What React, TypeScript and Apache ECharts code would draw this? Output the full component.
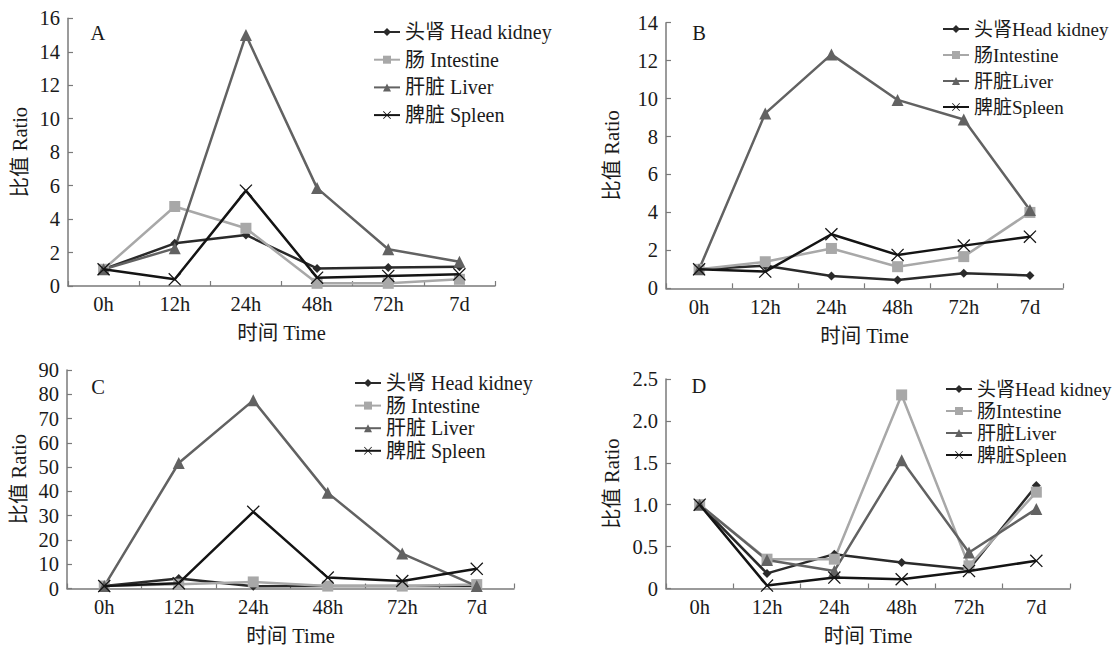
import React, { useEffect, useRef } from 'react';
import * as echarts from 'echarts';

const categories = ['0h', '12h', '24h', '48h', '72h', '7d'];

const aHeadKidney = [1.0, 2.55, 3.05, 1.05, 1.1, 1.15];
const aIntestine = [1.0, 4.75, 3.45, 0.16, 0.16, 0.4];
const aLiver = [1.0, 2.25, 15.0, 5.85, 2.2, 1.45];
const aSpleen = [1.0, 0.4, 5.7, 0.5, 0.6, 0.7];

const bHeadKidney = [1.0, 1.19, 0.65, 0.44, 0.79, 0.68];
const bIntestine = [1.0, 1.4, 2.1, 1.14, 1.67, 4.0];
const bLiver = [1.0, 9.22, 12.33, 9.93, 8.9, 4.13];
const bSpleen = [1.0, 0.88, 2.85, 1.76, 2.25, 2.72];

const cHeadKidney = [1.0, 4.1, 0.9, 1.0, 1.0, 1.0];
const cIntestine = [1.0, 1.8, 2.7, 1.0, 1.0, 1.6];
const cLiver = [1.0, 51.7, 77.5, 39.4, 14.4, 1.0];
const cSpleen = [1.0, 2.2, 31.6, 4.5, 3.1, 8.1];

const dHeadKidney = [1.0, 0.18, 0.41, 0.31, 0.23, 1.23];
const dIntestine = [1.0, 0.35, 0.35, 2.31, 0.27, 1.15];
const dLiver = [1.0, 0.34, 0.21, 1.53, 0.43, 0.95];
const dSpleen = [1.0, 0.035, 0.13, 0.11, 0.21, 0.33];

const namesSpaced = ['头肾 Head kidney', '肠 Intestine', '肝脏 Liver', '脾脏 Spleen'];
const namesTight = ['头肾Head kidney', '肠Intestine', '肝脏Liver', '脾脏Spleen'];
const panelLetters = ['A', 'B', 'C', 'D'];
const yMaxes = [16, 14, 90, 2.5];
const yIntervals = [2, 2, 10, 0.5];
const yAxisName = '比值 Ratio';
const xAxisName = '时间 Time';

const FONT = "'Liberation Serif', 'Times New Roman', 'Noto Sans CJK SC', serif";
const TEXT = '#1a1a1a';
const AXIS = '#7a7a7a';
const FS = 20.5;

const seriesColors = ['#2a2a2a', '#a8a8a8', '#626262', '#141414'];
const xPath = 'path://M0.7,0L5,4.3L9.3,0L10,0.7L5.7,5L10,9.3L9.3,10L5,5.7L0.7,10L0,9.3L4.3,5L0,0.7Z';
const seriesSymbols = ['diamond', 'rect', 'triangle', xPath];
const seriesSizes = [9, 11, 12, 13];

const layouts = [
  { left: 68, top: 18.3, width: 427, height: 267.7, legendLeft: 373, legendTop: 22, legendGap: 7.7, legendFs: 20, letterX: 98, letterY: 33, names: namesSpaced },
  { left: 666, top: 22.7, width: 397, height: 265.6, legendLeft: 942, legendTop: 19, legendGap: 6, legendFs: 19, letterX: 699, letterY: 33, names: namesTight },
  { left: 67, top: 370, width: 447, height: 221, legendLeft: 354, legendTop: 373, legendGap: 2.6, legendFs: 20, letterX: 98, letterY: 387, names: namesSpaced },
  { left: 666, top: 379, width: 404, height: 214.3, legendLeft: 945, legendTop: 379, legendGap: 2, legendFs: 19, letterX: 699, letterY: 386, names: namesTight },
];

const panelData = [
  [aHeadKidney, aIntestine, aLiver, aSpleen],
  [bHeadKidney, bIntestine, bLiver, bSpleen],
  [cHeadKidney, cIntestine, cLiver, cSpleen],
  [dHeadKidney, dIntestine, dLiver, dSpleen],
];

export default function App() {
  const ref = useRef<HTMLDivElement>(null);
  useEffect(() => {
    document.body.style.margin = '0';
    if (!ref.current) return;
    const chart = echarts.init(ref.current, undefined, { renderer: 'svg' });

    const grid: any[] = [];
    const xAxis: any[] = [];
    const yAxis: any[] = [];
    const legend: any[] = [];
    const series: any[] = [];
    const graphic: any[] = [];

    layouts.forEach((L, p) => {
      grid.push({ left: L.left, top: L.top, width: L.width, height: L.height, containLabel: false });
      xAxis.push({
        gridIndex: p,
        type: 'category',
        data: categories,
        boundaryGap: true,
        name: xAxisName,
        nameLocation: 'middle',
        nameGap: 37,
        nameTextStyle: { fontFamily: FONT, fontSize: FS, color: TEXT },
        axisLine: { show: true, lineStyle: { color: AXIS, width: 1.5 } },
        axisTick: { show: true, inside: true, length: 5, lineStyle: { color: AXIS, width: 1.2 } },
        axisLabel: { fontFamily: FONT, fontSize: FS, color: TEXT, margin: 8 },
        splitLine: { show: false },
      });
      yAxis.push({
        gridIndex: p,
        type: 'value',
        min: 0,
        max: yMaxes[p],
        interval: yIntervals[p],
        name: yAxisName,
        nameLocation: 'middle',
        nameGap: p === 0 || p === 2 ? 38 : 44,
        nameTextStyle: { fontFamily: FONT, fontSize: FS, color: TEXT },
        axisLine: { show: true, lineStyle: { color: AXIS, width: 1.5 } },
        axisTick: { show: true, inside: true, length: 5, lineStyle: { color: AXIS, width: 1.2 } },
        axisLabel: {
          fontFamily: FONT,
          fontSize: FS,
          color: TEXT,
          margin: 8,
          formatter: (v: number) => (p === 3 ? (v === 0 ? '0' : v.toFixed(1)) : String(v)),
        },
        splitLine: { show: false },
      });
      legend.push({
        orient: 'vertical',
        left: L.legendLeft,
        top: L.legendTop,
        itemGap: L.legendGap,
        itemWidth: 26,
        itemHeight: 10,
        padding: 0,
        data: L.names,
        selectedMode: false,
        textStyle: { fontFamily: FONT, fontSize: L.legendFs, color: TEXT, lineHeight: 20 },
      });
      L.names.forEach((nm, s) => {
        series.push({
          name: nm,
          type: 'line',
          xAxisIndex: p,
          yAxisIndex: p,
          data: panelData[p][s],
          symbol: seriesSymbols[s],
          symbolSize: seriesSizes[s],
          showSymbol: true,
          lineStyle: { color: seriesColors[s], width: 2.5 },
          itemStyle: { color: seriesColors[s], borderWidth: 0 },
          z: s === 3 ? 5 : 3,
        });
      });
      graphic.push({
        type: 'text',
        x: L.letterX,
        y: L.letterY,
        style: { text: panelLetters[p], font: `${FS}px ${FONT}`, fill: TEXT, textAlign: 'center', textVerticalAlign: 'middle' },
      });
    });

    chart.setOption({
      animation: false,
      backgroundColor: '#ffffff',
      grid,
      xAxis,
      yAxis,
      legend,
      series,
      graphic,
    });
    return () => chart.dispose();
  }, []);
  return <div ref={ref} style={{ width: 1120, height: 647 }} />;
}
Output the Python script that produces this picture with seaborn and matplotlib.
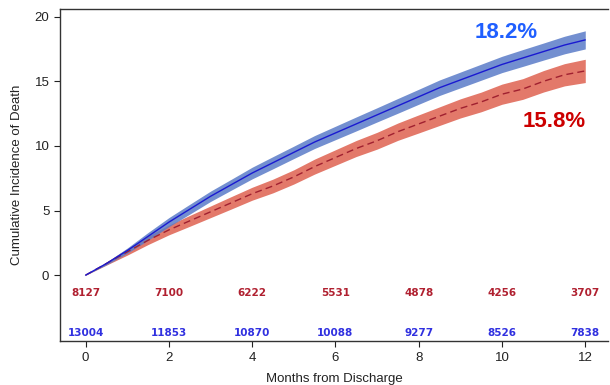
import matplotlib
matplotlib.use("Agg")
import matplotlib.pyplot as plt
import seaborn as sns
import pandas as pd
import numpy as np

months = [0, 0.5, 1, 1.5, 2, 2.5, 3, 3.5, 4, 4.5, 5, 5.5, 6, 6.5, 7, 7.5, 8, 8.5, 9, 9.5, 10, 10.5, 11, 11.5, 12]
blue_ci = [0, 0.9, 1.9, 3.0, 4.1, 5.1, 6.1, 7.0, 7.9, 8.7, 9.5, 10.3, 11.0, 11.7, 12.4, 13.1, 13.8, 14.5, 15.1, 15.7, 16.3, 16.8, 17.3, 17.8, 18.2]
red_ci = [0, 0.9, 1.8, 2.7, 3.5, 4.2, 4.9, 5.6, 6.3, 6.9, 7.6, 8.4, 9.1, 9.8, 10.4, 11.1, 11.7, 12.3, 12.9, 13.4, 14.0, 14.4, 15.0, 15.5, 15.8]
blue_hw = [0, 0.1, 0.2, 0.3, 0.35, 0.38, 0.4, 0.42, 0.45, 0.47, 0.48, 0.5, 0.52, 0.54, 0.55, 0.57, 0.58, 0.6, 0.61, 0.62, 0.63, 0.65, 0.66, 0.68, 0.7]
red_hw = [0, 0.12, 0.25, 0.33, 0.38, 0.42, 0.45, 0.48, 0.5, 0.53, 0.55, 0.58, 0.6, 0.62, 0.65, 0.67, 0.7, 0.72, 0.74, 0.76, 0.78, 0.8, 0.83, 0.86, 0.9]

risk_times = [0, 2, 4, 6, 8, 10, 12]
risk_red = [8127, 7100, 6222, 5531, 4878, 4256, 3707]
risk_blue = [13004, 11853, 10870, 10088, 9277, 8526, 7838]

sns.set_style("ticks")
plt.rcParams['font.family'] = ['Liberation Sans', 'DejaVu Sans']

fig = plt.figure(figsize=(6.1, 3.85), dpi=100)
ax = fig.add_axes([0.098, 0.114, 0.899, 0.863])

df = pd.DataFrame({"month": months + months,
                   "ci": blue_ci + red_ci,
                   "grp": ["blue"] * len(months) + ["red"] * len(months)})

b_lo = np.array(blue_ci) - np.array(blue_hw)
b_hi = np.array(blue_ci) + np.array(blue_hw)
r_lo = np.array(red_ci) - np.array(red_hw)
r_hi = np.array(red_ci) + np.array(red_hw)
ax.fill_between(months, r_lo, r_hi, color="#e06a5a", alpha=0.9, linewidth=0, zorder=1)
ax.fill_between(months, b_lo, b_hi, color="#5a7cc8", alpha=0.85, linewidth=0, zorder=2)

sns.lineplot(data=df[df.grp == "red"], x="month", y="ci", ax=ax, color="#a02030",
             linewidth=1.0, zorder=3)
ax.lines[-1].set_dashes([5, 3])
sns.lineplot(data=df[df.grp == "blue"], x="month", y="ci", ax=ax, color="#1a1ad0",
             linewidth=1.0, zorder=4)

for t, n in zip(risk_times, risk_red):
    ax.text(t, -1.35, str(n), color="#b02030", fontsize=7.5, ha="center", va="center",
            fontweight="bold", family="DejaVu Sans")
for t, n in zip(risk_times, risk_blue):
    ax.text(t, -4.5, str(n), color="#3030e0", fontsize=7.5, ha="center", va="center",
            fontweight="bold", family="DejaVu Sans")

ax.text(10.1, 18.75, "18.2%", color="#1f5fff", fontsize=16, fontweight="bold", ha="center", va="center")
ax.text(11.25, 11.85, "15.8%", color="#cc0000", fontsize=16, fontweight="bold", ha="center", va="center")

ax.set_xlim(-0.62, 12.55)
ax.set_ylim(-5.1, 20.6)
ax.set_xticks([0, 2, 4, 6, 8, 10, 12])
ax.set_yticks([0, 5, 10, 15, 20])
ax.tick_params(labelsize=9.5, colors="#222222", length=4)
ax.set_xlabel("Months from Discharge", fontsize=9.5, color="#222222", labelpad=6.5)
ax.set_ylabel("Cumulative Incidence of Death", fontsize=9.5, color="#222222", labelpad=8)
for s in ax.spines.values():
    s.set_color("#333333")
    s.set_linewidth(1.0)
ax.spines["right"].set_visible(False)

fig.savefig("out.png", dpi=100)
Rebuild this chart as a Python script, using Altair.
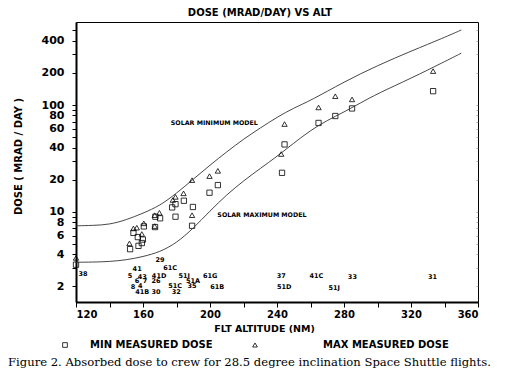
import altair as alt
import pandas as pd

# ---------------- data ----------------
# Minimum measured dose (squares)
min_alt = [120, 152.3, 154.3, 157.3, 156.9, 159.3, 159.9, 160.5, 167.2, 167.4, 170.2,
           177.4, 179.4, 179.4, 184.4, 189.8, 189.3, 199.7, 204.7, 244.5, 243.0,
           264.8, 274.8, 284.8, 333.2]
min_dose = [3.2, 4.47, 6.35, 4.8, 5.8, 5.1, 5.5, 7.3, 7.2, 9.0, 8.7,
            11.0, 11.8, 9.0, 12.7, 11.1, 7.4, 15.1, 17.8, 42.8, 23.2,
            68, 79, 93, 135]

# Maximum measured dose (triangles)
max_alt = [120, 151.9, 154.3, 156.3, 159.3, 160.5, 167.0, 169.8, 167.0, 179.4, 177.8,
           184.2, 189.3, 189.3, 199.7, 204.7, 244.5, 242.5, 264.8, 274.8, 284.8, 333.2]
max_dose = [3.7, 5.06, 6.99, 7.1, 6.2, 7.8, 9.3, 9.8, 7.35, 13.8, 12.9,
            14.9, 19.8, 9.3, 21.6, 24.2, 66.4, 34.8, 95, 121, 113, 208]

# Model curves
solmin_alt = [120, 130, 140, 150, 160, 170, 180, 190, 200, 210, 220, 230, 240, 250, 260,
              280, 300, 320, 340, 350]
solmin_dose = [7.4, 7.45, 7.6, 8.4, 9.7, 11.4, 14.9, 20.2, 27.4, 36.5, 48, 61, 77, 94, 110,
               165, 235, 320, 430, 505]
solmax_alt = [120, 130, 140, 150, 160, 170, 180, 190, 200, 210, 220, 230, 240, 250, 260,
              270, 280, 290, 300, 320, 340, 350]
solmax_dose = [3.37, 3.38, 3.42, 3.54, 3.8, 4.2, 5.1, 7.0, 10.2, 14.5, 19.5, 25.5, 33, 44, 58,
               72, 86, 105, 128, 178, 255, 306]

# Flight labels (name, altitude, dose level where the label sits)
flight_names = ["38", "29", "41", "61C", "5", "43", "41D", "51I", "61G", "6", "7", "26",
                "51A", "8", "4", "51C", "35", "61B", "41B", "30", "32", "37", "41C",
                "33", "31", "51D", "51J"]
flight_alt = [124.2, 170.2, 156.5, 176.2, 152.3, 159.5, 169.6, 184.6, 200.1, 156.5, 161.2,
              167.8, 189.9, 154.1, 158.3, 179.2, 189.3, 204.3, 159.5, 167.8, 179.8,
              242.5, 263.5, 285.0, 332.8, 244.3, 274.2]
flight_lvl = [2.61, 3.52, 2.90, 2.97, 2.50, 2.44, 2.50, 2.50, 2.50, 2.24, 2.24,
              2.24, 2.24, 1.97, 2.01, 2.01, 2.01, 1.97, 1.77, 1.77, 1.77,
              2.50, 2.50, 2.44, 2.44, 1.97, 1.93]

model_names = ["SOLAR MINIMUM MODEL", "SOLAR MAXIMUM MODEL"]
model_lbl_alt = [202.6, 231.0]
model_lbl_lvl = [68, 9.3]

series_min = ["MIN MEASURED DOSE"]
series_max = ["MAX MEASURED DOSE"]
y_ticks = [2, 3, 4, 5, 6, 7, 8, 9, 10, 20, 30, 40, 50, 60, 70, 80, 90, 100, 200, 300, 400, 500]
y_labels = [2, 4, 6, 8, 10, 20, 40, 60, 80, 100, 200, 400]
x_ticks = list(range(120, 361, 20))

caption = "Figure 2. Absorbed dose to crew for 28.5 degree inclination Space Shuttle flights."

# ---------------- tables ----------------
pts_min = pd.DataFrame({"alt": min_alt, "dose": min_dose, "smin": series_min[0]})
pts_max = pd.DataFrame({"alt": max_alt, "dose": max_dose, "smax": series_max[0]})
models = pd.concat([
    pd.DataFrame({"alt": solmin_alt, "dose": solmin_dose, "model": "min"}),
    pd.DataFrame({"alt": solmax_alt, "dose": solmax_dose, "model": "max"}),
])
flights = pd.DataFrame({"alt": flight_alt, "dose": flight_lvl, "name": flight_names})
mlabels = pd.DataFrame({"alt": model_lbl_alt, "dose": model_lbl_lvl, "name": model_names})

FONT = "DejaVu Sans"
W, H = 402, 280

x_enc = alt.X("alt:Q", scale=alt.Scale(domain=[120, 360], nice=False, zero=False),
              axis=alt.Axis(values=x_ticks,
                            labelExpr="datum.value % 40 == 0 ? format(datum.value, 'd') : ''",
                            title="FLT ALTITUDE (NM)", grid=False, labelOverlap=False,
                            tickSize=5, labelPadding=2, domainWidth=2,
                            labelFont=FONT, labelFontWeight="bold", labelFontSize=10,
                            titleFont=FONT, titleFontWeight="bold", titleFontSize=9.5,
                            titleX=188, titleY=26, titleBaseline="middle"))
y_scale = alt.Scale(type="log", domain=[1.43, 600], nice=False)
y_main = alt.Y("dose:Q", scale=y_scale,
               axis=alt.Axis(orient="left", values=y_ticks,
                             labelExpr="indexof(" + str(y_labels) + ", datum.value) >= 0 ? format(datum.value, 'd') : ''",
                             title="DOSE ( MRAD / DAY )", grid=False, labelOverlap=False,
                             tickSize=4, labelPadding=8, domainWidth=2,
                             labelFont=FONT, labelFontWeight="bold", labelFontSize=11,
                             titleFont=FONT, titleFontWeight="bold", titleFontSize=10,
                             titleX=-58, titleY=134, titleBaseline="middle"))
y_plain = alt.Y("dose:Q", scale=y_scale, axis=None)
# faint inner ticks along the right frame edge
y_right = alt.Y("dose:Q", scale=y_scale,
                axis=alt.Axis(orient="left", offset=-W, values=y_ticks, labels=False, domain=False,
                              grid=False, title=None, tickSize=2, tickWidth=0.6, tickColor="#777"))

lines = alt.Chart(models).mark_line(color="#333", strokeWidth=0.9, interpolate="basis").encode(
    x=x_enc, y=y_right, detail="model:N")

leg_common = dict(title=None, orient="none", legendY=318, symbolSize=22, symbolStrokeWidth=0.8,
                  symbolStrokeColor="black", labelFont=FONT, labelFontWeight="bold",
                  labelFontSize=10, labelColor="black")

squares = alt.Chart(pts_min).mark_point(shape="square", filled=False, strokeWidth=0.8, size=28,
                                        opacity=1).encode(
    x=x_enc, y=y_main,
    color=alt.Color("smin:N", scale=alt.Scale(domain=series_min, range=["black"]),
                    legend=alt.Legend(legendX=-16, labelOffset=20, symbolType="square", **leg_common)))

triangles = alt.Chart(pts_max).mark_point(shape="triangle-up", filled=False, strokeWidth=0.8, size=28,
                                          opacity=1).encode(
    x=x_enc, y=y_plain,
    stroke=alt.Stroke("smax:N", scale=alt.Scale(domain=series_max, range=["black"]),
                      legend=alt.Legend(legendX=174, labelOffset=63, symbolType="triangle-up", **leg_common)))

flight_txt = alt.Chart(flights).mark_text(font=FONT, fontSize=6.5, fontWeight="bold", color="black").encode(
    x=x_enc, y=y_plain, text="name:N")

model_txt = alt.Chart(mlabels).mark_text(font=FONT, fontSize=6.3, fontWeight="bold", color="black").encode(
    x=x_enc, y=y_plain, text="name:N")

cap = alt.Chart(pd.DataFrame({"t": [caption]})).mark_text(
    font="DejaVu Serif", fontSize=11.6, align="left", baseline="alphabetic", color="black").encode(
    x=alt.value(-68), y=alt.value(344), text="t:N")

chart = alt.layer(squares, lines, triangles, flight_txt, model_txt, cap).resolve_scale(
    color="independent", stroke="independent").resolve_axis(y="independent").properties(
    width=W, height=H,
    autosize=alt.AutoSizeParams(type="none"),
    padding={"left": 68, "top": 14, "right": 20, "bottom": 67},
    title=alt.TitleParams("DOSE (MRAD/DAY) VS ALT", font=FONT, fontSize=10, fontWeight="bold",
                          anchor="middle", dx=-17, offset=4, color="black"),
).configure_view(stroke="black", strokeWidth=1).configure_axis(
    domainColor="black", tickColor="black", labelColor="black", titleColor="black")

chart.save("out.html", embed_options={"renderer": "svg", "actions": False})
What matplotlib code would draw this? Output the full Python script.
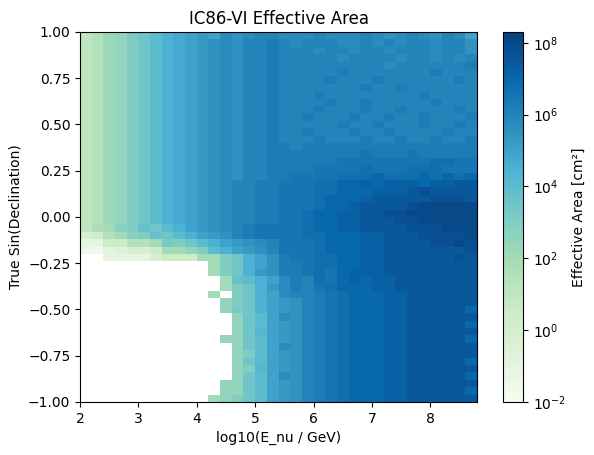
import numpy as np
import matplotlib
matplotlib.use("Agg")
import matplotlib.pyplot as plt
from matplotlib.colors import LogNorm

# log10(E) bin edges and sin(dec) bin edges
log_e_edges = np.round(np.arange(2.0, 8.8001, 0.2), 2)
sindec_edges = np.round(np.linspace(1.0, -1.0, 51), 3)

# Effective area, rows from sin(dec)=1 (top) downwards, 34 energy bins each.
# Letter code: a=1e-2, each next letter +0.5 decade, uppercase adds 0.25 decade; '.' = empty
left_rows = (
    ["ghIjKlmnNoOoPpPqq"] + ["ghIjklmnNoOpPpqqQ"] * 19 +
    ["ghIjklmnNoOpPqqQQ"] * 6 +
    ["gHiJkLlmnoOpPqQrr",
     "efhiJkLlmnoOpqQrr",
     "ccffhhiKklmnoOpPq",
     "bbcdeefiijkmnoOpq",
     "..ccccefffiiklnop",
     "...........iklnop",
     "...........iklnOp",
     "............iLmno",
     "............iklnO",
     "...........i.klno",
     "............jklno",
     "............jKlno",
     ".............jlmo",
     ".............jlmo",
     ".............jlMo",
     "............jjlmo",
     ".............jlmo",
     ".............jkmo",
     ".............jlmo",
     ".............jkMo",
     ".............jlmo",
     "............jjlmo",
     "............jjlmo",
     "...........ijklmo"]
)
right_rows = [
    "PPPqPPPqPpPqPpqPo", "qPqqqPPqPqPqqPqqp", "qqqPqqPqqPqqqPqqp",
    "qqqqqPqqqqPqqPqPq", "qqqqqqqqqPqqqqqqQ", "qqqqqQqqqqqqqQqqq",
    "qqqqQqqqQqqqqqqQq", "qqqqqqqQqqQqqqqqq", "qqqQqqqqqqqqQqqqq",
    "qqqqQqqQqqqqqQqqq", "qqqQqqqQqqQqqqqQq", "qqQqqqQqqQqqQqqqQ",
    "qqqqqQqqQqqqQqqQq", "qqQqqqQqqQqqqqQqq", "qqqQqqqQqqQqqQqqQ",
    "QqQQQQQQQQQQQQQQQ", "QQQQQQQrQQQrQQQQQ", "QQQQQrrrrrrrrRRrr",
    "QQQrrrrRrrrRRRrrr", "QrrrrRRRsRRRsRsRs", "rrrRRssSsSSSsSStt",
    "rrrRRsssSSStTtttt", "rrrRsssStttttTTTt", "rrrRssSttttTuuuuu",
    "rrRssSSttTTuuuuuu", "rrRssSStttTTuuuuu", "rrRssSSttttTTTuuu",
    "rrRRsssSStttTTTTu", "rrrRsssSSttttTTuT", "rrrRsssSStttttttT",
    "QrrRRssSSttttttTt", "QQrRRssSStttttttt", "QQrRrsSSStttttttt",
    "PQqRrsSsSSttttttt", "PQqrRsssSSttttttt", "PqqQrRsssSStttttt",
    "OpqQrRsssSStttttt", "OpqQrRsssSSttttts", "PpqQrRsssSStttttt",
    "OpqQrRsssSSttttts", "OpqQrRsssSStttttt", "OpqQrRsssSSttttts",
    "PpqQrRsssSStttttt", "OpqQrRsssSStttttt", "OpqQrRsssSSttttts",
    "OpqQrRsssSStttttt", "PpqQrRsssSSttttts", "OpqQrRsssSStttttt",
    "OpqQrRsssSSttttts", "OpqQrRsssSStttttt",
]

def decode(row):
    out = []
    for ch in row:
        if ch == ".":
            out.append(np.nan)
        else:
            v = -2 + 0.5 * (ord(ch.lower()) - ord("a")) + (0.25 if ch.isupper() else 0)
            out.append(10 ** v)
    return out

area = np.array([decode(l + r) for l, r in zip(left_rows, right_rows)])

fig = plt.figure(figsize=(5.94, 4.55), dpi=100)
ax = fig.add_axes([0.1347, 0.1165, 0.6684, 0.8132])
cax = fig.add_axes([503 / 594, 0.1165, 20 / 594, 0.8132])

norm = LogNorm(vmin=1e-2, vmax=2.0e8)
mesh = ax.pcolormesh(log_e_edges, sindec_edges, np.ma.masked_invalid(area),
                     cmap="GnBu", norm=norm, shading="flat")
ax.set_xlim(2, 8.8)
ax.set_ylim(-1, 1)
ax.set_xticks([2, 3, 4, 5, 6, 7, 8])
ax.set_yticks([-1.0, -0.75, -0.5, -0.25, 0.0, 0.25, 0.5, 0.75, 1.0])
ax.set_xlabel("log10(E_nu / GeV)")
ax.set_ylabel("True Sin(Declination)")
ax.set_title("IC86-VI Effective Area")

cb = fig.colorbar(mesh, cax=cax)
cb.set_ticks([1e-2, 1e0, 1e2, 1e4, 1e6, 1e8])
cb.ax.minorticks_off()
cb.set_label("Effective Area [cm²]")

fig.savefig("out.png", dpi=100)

────────

Include both the line containing "Rebuild this chart" and the line containing "72, 86, 105, 128, 178, 255, 306]" when you write out everything between them, exactly. Leave the pictures out.

Rebuild this chart as a Python script, using Altair.
import altair as alt
import pandas as pd

# ---------------- data ----------------
# Minimum measured dose (squares)
min_alt = [120, 152.3, 154.3, 157.3, 156.9, 159.3, 159.9, 160.5, 167.2, 167.4, 170.2,
           177.4, 179.4, 179.4, 184.4, 189.8, 189.3, 199.7, 204.7, 244.5, 243.0,
           264.8, 274.8, 284.8, 333.2]
min_dose = [3.2, 4.47, 6.35, 4.8, 5.8, 5.1, 5.5, 7.3, 7.2, 9.0, 8.7,
            11.0, 11.8, 9.0, 12.7, 11.1, 7.4, 15.1, 17.8, 42.8, 23.2,
            68, 79, 93, 135]

# Maximum measured dose (triangles)
max_alt = [120, 151.9, 154.3, 156.3, 159.3, 160.5, 167.0, 169.8, 167.0, 179.4, 177.8,
           184.2, 189.3, 189.3, 199.7, 204.7, 244.5, 242.5, 264.8, 274.8, 284.8, 333.2]
max_dose = [3.7, 5.06, 6.99, 7.1, 6.2, 7.8, 9.3, 9.8, 7.35, 13.8, 12.9,
            14.9, 19.8, 9.3, 21.6, 24.2, 66.4, 34.8, 95, 121, 113, 208]

# Model curves
solmin_alt = [120, 130, 140, 150, 160, 170, 180, 190, 200, 210, 220, 230, 240, 250, 260,
              280, 300, 320, 340, 350]
solmin_dose = [7.4, 7.45, 7.6, 8.4, 9.7, 11.4, 14.9, 20.2, 27.4, 36.5, 48, 61, 77, 94, 110,
               165, 235, 320, 430, 505]
solmax_alt = [120, 130, 140, 150, 160, 170, 180, 190, 200, 210, 220, 230, 240, 250, 260,
              270, 280, 290, 300, 320, 340, 350]
solmax_dose = [3.37, 3.38, 3.42, 3.54, 3.8, 4.2, 5.1, 7.0, 10.2, 14.5, 19.5, 25.5, 33, 44, 58,
               72, 86, 105, 128, 178, 255, 306]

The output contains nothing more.